By Matt Grossman

Elevated asset valuations and the role of leverage in the financial sector are among the financial-stability risks the Federal Reserve is tracking most closely, according to the central bank's latest financial-stability report.

Staffers at the Fed's board in Washington, D.C. note that equity prices are hovering near the high end of historical valuation levels, with equity risk premiums hovering near lows. That is a sign investors may not be receiving solid compensation for holding risky investments.

Another risk on the Fed's radar: financial-sector leverage, including at hedge funds that are key buyers of U.S. government debt. In recent years, concerns have mounted that because many hedge funds finance their holdings with debt of their own, any downturn in the U.S. Treasury market may quickly spiral into a worsening crisis if funds are forced to sell their holdings in order to cover what they owe.

Over the past few years, the financial sector has faced down a handful of vulnerabilities to its stability while dodging serious crises.

A string of regional-bank failures in 2023 posed one of the most direct threats to trust in the banking system since the financial crisis that began 15 years earlier. Last fall, volatility in overnight lending markets--critical plumbing at the heart of the financial system--spurred concerns that funding pressures might spread broadly through the bond and stock markets.

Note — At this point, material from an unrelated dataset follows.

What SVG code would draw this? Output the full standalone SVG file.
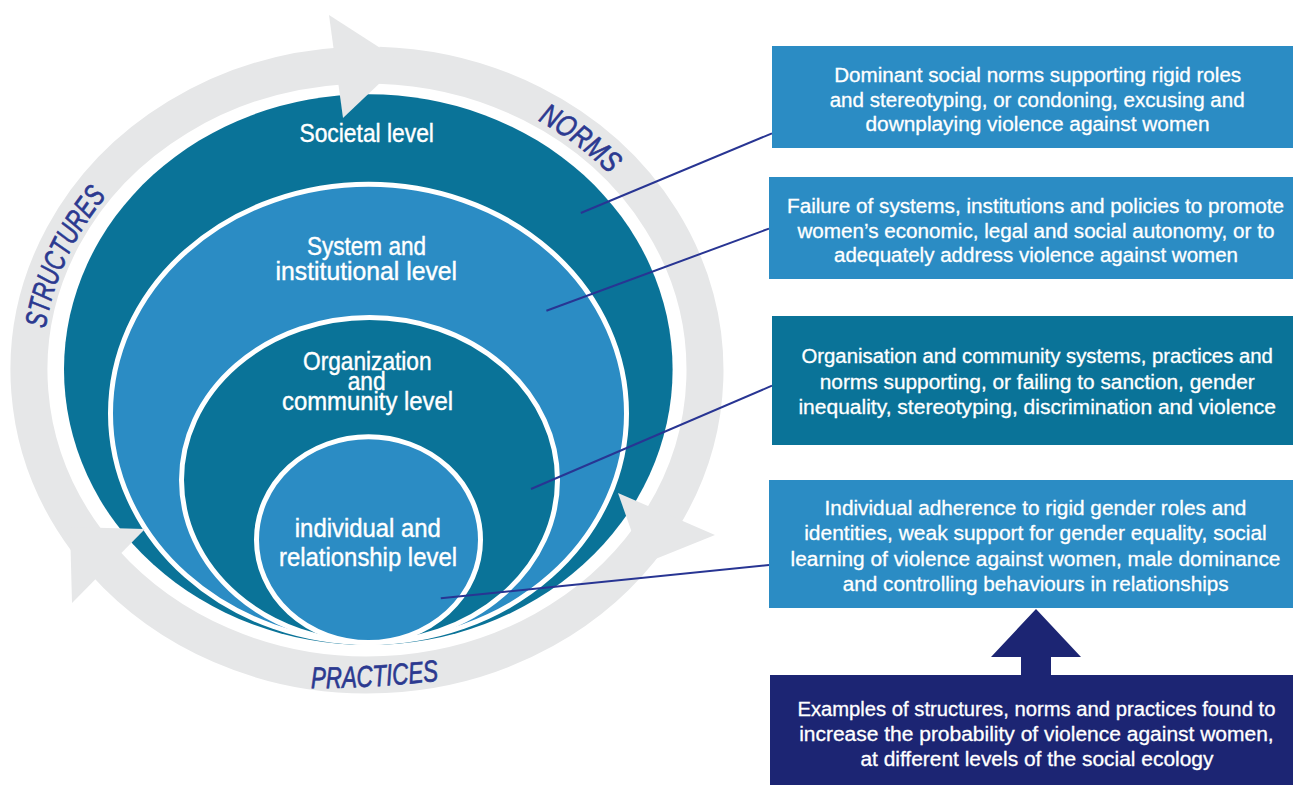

Neither of those episodes, however, grew into the type of self-feeding crisis that can impact investors across the board.

More recently, many investors' concerns have centered around private credit, a fast-growing corner of the lending world that has increasingly displaced traditional banking. In its report, the Fed acknowledged that "since the middle of last year, investor sentiment turned increasingly negative following some high-profile corporate defaults."

In particular, investors have been wary that private-credit funds are facing a mini-wave of redemption requests that could mark the start of a sectoral downturn. The Fed's researchers noted that because more private-credit investment vehicles are designed to meter redemption requests, "risks to financial stability ... appear limited and manageable."

The report noted that "continued redemptions and negative sentiment could lead to a reduction in credit availability for some borrowers."